= Ziba Mir-Hosseini =

Iranian legal anthropologist

Ziba Mir-Hosseini (زیبا میرحسینی; born 3 April 1952) is an Iranian-born legal anthropologist, specialising in Islamic law, gender and development. She received her PhD in anthropology from Cambridge University and is the author of several books on Islam, gender, and the family.

She has also directed two documentary films, Runaway and Divorce Iranian Style.

==Biography==
Born to Iranian parents, Mir-Hosseini is fluent in English, French, and Persian, and is familiar with Arabic and Kurdish. She received her bachelor's degree in Sociology from Tehran University in 1974, and completed her PhD in Social anthropology in 1980 from the University of Cambridge. Mir-Hosseini's doctoral thesis was written about an ethnographic fieldwork in 1977 in Kalardasht, a tourist district in Iran, about how tourism and a changing economy both impacted traditional Iranian family life, and is titled "Changing Aspects of Economic and Family Structures in Kalardasht, a District of Northern Iran." Mir-Hosseini specialises in Islamic law, gender, and development and is a member of the Council of Women Living under Muslim Laws.
| "Women want the same things that everyone wants. They want love, they want happiness, they want to be able to work, to be out in the world. And what's happening is, as more of these women are educating themselves, the sheer groundswell of it coming from below is forcing a change. So it's not a question of the government making concessions to these women – it's women forcing concessions from below." – Ziba Mir-Hosseini |
Mir-Hosseini is an expert on Iranian affairs, Islamic family law, and women in the Muslim world. She frequents radio and TV programs all over the world, has been studied on many TV documentaries on Iran, participates in panel discussions and projects in the US, UK and other countries and has published various works.

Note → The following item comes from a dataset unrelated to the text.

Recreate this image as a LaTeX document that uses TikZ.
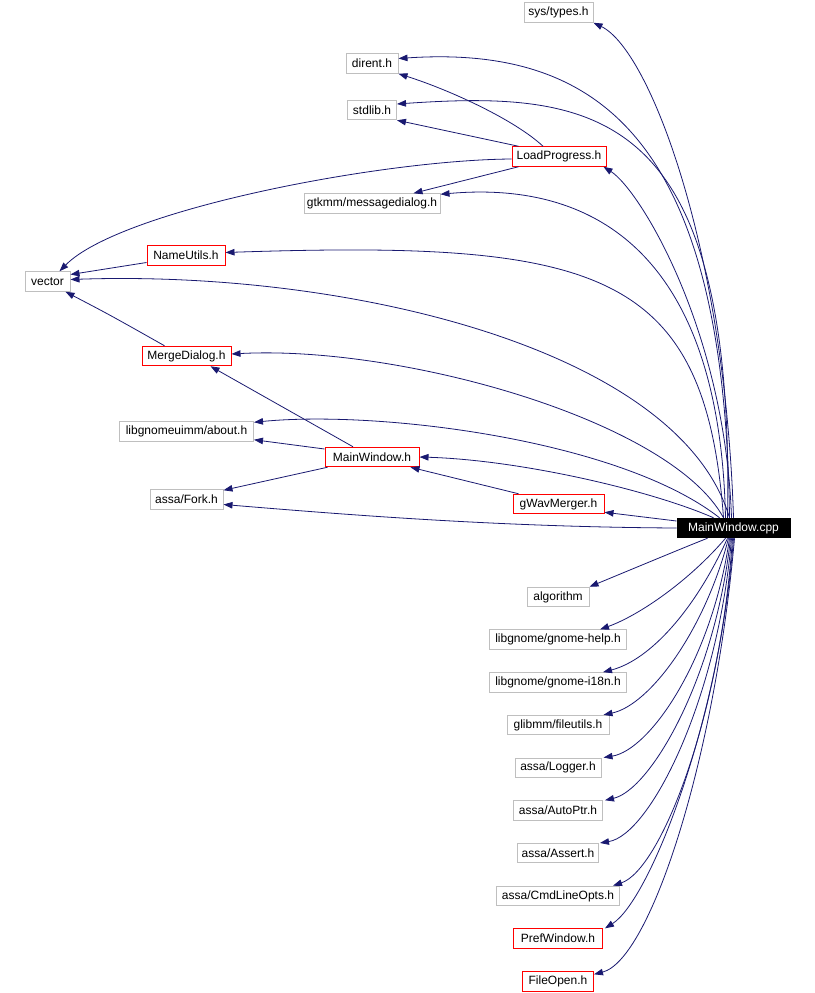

In 2000, Mir-Hosseini was a jury member of San Francisco International Film Festival and became a jury member for International Human Rights Documentary Film Festival. In 2003, Mir-Hosseini became a jury member of Amnesty International DOEN Award for the best film on human rights, International Documentary Film Festival Amsterdam (IDFA).
In 2015, she received the Martin E. Marty Award for the Public Understanding of Religion.